Inhibition of mTOR by rapamycin has been found to prevent the permanent loss of proliferative potential that is characteristic of cellular senescence [102]. Since metformin also inhibits the mTOR signalling pathway, a similar effect of metformin to that of rapamycin could be expected in the prevention of senescent transformation. However, in contrast to rapamycin, chronic exposure to lower doses of metformin has been shown to promote cancer-protective senescence in other studies [40, 103]. It has been proposed that rapamycin regulates proliferation by preventing the formation of cyclin-dependent kinase complexes. mTOR activation by growth factors or high energy levels induces p21 that in turn facilitates the assembly of these complexes [104]. In this study metformin inhibited p21 in both HEK293 cells and human podocytes, suggesting that energy depletion may affect the expression of this cell cycle inhibitor.
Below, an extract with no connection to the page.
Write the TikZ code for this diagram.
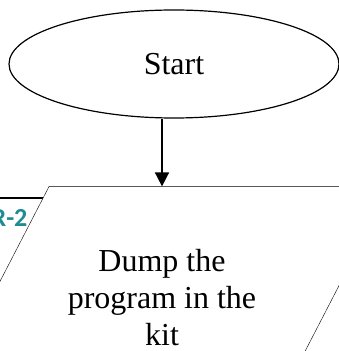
\documentclass[tikz,border=0pt]{standalone}
\usepackage{fontspec}
\setmainfont{Liberation Serif}
\newfontfamily\hdrfont{Carlito}
\usetikzlibrary{shapes.geometric, arrows.meta, backgrounds}
\definecolor{hdrteal}{RGB}{30,140,147}
\tikzset{every picture/.style={line width=1.2pt}}

\begin{document}
\begin{tikzpicture}[x=1pt,y=1pt,
        term/.style={ellipse, draw, minimum width=330pt, minimum height=108pt, font=\fontsize{32}{37}\selectfont},
        io/.style={rectangle, minimum width=340pt, minimum height=222pt,
            align=center, font=\fontsize{32}{37}\selectfont},
        iobox/.style={draw, fill=white},
        hdrtxt/.style={inner sep=0pt, text=hdrteal, font=\hdrfont\bfseries\fontsize{26}{30}\selectfont},
        flow/.style={line width=1.6pt, -{Triangle[length=14pt,width=14pt]}}]
        \useasboundingbox (0,0) rectangle (339,351);
        \clip (0,0) rectangle (339,351);
        \node[hdrtxt, anchor=base east] (hdrlbl) at (28,124) {R-2};
        \node[term] (start) at (174,287) {Start};
        \node[io] (dump) at (162,53) {Dump the\\program in the\\kit};
        \begin{scope}[on background layer]
            % box behind, only its top edge shows
            \draw[line width=1.8pt] (-100,153) rectangle (80,-100);
            % slanted input/output box
            \draw[iobox] ([xshift=57.7pt]dump.north west) -- ([xshift=57.7pt]dump.north east)
                -- ([xshift=-57.7pt]dump.south east) -- ([xshift=-57.7pt]dump.south west) -- cycle;
        \end{scope}
        \draw[flow] (start.south -| dump.north) -- (dump.north);
    \end{tikzpicture}
\end{document}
The underlying factor that determines the cellular actions of AMPK may be its level of activation [84, 105]. However, a major limitation to understanding the role of AMPK in the diabetic kidney is the lack of studies investigating cell-specific differences in AMPK expression [106]. Cells in the medulla predominantly depend on glycolytic metabolism, whereas tubular cells in the cortex depend on oxidative metabolism [107, 108]. Glycolytic flux is known to be reduced during the process of cellular senescence; therefore one can envisage that senescence-induced metabolic disturbances may differentially impact on cell populations in the kidney [109, 110]. Immortalised cells may have a relatively high glycolytic flux; therefore, it is possible that in our experiments high glucose exerted its effects through enhanced glycolysis [111].

In preclinical studies, the doses of metformin are much higher than the level of the drug reported to accumulate in tissues after oral administration; therefore, it is difficult to extrapolate the results of these studies to a clinical setting because of the differential and possibly poor expression of OCTs in immortalised cell lines [21]. Nevertheless, these studies show that metformin may have beneficial effects in pathologic states, including cancer and inflammation [17, 112, 113]. Several molecular pathways in these diseases are also relevant to the aetiology of diabetic nephropathy, suggesting that metformin may have a therapeutic potential for the prevention of DN. Indeed, by modulating the expression of proinflammatory genes, metformin has been shown to ameliorate DN in rats and AMPK activation by metformin reduced renal hypertrophy in diabetic rats [114, 115].

5. Conclusion

In summary, the above indicates that metformin can reduce the expression of p21 and AMPK may play a role in the underlying mechanism. It can also be inferred from these results that p21 is not required for metformin-induced cell cycle arrest. This finding lends support to other studies that look beyond the role of p21 as a cell cycle inhibitor [74, 75]. Metformin has implications for the treatment of both diabetes and cancer and p21 has different, poorly understood roles in both diseases. Recently, energy sensing pathways have been investigated in the context of both diabetic complications and cancer [116–118]. In addition, reentry of differentiated cells into the cell cycle as well as genetic polymorphism in the p21 gene has been implicated in Alzheimer’s disease [119, 120]. Our findings may prompt further research in these fields.

Conflict of Interests

The authors declare that there is no conflict of interests regarding the publication of this paper.